This past Monday (September 2, 2019) the federal government’s First-Time Home Buyer Incentive went into effect.
This new program is aimed at making home ownership more affordable for young Canadians by lowering the price of new home buyers monthly mortgage payments.
Am I Eligible?
You can apply for the incentive if you:
- Canadian citizens, permanent residents, and non-permanent residents who are legally authorized to work in Canada
Don’t make more than $120,000 per year
- Total qualifying income must be $120,000 per year or less
- This is subject to qualifying income requirements set out by lenders and mortgage loan insurers
Are buying your first home
- You have never purchased a home before
- You are experiencing the breakdown of a marriage or common-law partnership (even if you don’t meet the other first-time home buyer requirements)
- In the last 4 years, you did not occupy a home that you or your current spouse or common-law partner owned
What kind of home can I buy?
Eligible residential properties include:
- New construction
- Re-sale home
- New and re-sale mobile/manufactured homes
- Residential properties can include 1 to 4 units
Types of residential properties include:
- Single family homes
- Semi-detached homes
- Condominium units
The property has to be located in Canada and must be suitable to live in all year.
You can’t rent out the property. To qualify for the incentive your intent has to be to live there.
How much will this reduce my payments?
If you buy a re-sale home, 5%
If you buy a new home, 5% or 10%
How expensive a home can I buy?
The First-Time Home Buyer Incentive is only available for homes up to about $530,000.
- The First-Time Home Buyer Incentive is only available for individuals with a qualifying income of $120,000
- Your total borrowing limit is capped at 4 times your qualifying income
Based on that equation, the government will only provide the incentive on homes up to $120,000 x 4 = $480,000.
If you happen to have a $50,000 down payment available, you could bump that number up to $530,000.
How long do I have to pay it back?
While this incentive will lower your monthly payments, you will have to pay it back within 25 years or if the property is sold.
Keep in mind, though, that the incentive is in the form of a shared equity mortgage with the Government of Canada. So, while your payments may decrease by 10%, that’s only because the government owns a 10% share of your home.
If the value of your home increases over those 25 years you have to pay the incentive back, so to does the cash value of the government’s 10% stake in your house.
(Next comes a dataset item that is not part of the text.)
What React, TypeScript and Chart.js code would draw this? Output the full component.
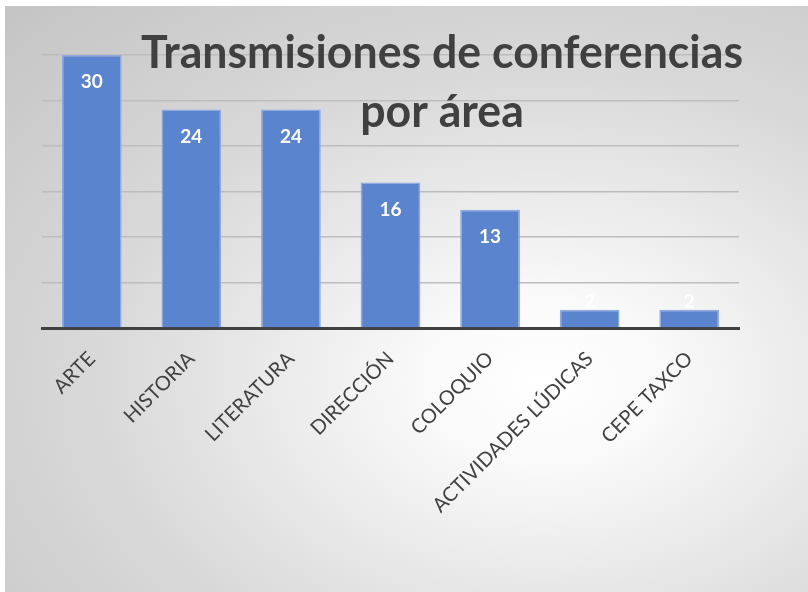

Two examples are provided at placetocallhome.ca:
- You receive a 5% incentive of the home’s purchase price of $200,000, or $10,000. If your home value increases to $300,000 your payback would be 5% of the current value or $15,000
- You receive a 10% incentive of the home’s purchase price of $200,000, or $20,000 and your home value decreases to $150,000, your repayment value will be 10% of the current value or $15,000
Anything else I should know?
The Government of Canada’s site, https://www.placetocallhome.ca/fthbi/first-time-homebuyer-incentive has all the details of the incentive, including calculators and self-assessment tools to help you determine your maximum purchase price and what you could receive as an incentive.
While this incentive is priced too low to help new home buyers in crowded markets like Toronto and Vancouver, where the average home price is nearly $1,000,000, it is ideal for markets like Edmonton.